(Stated problem) Start at the top of the records and, please, print each line exactly through the line that contains "XAxis, YAxis, ReferenceLine", leaving out all pictures.

(Record set)
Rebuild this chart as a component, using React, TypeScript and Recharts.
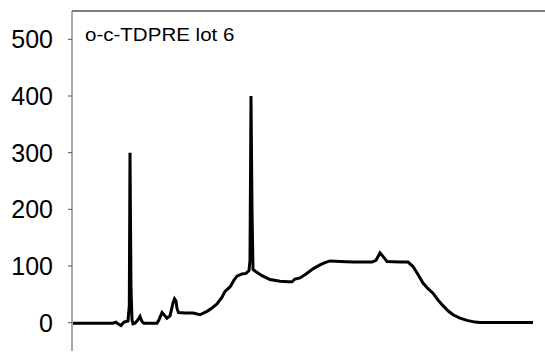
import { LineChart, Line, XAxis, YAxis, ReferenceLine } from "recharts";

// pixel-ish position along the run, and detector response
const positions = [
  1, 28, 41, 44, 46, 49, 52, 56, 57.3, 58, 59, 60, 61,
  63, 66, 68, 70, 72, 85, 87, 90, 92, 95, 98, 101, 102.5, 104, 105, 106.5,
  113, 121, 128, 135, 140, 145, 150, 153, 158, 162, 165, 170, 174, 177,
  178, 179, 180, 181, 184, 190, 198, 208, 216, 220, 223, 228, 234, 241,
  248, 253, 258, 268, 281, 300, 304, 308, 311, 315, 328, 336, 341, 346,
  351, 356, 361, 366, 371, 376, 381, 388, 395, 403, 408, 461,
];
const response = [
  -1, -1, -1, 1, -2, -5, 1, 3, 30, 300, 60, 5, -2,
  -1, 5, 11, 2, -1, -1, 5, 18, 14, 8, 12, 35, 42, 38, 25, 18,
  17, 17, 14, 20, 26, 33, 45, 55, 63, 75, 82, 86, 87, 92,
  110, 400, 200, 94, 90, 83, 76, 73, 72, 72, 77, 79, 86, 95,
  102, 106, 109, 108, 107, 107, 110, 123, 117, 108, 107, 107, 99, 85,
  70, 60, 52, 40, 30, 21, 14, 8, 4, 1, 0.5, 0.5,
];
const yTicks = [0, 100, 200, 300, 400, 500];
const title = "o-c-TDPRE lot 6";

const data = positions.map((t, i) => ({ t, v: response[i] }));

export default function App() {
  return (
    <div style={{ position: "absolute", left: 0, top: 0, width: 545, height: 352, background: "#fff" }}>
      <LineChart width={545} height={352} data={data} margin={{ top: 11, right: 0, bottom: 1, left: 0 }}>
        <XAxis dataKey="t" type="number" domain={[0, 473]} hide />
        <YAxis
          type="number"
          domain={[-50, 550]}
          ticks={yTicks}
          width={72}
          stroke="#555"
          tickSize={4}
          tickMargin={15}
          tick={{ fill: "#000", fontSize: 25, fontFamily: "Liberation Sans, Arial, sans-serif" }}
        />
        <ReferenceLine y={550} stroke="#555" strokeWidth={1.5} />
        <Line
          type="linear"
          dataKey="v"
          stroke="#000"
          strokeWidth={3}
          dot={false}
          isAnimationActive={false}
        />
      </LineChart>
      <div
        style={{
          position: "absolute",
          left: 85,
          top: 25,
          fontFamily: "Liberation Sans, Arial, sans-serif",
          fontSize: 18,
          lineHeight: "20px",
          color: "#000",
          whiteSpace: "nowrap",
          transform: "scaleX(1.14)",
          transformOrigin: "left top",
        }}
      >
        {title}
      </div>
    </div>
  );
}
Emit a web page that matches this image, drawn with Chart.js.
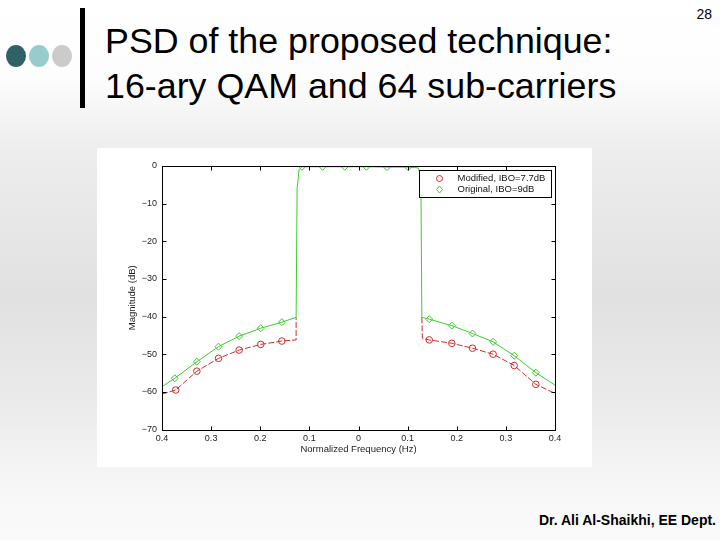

(Final result)
Rebuild this chart as a component, using React, TypeScript and Recharts.
import { LineChart, Line, XAxis, YAxis, ReferenceLine } from "recharts";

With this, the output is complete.